I don't think that there are any miniatures of werewhales being made at this time, but WizKids produces the HeroClix Giganto (Avengers Infinity #G007), which would be a great representation of a modern-style werewhale.

This version of Giganto is green, which seems a bit odd for a whale, but perhaps it is a relative of the troll werewhale that is mentioned in Perabo's thesis.

The figure stands at a bit over 3½" tall, which would be over 21' tall in 1/72 scale.
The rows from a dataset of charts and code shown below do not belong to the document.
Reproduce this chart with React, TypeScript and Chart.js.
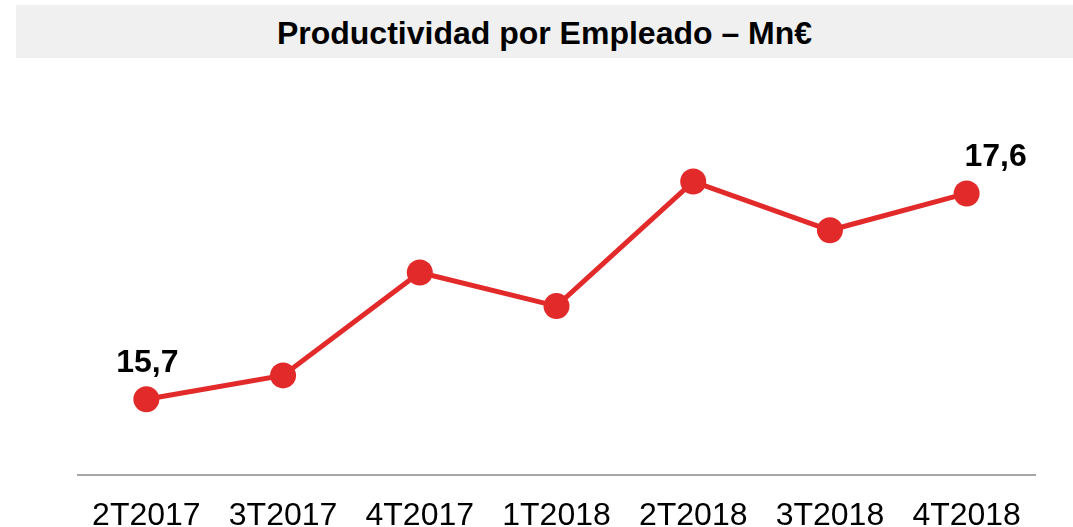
import React, { useEffect, useRef } from "react";
import { Chart, registerables } from "chart.js";

Chart.register(...registerables);

const categories = ["2T2017", "3T2017", "4T2017", "1T2018", "2T2018", "3T2018", "4T2018"];
const productividad = [15.7, 15.92, 16.87, 16.56, 17.71, 17.26, 17.6];
const labelledPoints = [0, 6];
const titleText = "Productividad por Empleado – Mn€";

const RED = "#E32A2A";
const FONT = "'Liberation Sans', Arial, sans-serif";

const fmt = (v: number) => v.toFixed(1).replace(".", ",");

const valueLabels = {
  id: "valueLabels",
  afterDatasetsDraw(chart: any) {
    const meta = chart.getDatasetMeta(0);
    const ctx = chart.ctx;
    ctx.save();
    ctx.font = `bold 32px ${FONT}`;
    ctx.fillStyle = "#000";
    ctx.textAlign = "center";
    ctx.textBaseline = "middle";
    labelledPoints.forEach((i) => {
      const el = meta.data[i];
      const dx = i === categories.length - 1 ? 29 : 1;
      ctx.fillText(fmt(productividad[i]), el.x + dx, el.y - 36);
    });
    ctx.restore();
  },
};

export default function App() {
  const ref = useRef<HTMLCanvasElement>(null);
  useEffect(() => {
    if (!ref.current) return;
    const chart = new Chart(ref.current, {
      type: "line",
      data: {
        labels: categories,
        datasets: [
          {
            data: productividad,
            borderColor: RED,
            backgroundColor: RED,
            borderWidth: 5,
            pointRadius: 13,
            pointHoverRadius: 13,
            pointBackgroundColor: RED,
            pointBorderWidth: 0,
            tension: 0,
            clip: false as any,
          },
        ],
      },
      options: {
        responsive: false,
        animation: false,
        layout: { padding: { left: 78, right: 38, top: 96, bottom: 8.6 } },
        plugins: { legend: { display: false }, tooltip: { enabled: false }, title: { display: false } },
        scales: {
          x: {
            offset: true,
            grid: { display: false, drawTicks: false },
            border: { display: true, color: "#a6a6a6", width: 2 },
            ticks: { color: "#000", font: { family: FONT, size: 32 }, padding: 22, maxRotation: 0 },
          },
          y: { display: false, min: 15, max: 18.5 },
        },
      },
      plugins: [valueLabels],
    });
    return () => chart.destroy();
  }, []);

  return (
    <div style={{ position: "fixed", left: 0, top: 0, width: 1073, height: 527, overflow: "hidden", background: "#fff" }}>
      <div
        style={{
          position: "absolute",
          left: 16,
          top: 5,
          width: 1057,
          height: 53,
          background: "#f0f0f0",
          display: "flex",
          alignItems: "center",
          justifyContent: "center",
          fontFamily: FONT,
          fontWeight: "bold",
          fontSize: 32,
          color: "#000",
          paddingTop: 3,
          boxSizing: "border-box",
        }}
      >
        {titleText}
      </div>
      <canvas ref={ref} width={1073} height={566} style={{ position: "absolute", left: 0, top: 0 }} />
    </div>
  );
}
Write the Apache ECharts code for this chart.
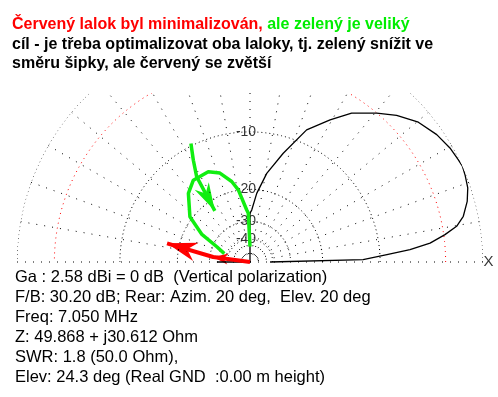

This would be approximately the size of the Giganto that appeared in Fantastic Four #149 as opposed to the much larger original beast from Fantastic Four #4 (who was killed with a nuclear bomb).

Take that comrade!

I haven't been writing much lately because the cold weather this last couple of months has put me into a state of hibernation. However, I plan to start posting more regularly again when the temperature starts to warm up around here.

Saturday, December 22, 2018


Last year, Finland inducted Joulupukki (aka Santa Claus) to their National Inventory of Living Heritage. The modern Joulupukki looks pretty much like the version of Santa Claus popularized by the advertising paintings produced for Coca Cola by Haddon Sundblom.

Joulupukki and his tontut.

However, there was a time when Joulupukki bore the literal appearance of his name—Yule Goat, and was said to have been an actual goat, or some kind of weregoat.

The concept of [were]goats bearing gifts is said to have come from the merging of Joulupukki with Nuuttipukki. Nuuttipukkit were Krampus-like figures who would make the rounds at the end of the Yuletide festivities. Some say they represent spirits to be appeased, while others say they drive off spirits who would otherwise overstay their welcome during the Yule.

Anyway, the Yule Goat is an appropriate subject for this time of year, but the post is really about weregoats (of which the Yule Goat is the closest thing in mythology that I could find).

There is only one weregoat figure that I am aware of. It comes from the Judges Guild City State Miniatures line. I'm not sure if there are any stats for this creature in any of the Judges Guild publications, but current homebrew D&D stats found on the internet seem to treat weregoats no differently from satyrs.

The Judges Guild weregoat happens to be one of my grail miniatures, but unfortunately Eisenwerk miniatures are near impossible to find. Thus I decided to make do with a proxy from the Ganesha Games Miniatures line produced by Alternative Armies.

This particular miniature is the mount from the Skeleton Undead Ram Rider (Hammer and Forge UDD007).

The creature is supposed to be a ram and not a goat, but the face is rather bovine, so it doesn't really look like either. I'll probably modify the horns to point backwards so that it is more goat-like, but I'm not sure there is too much else I can do about the head.